Guided Image Filter (GIF) finds many applications such as image denoising, matting, dehazing, HDR compression, stereo matching, scene enhancement, and texture classification, for example, due to its edge preservation. For real-time applications an efficient hardware implementation of the GIF is indispensable. Based on analysis, previous implementations focused on reducing the logic complexity but reduction of memory requirement remained unaddressed. Here two memory efficient architectures for implementation of Guided Image Filter (GIF) in Field Programmable Gate Array (FPGA) are proposed. Since the GIF involves six box filters, its memory requirement is very high. To reduce memory requirement it is proposed in the first architecture to use intermediate coefficients (a and b in the algorithm) without taking mean to generate the output when input and guide images are the same.
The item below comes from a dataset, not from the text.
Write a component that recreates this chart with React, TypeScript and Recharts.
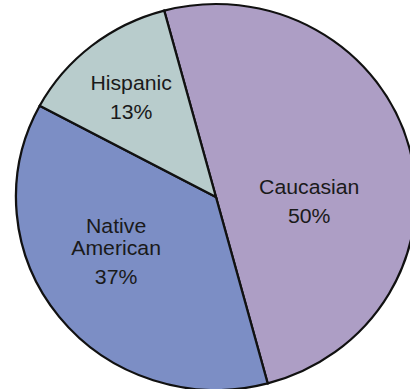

As bit widths of these coefficients are very high, the memory requirement is reduced by 83.33% while maintaining the quality of output image. In this design 31.57% frequency gain is obtained with equal power consumption compared to the state-of-the-art implementation. In the second design,a parallel architecture is proposed to calculate the mean of the intermediate coefficients when input and guide images are different. In this way, the proposed architecture reduces memory requirement by 66.67% with an affordable increase in power and combinational logic. A new two region add and shift-based method to approximate log2 in hardware is proposed to replace complex division operation. The proposed approach results in 81.55% less percentage error and 42.85% less average error compared to previously reported best two region based approximation approaches with comparable area cost and latency . Both proposed designs for the GIF are implemented on Virtex-7 and thoroughly verified.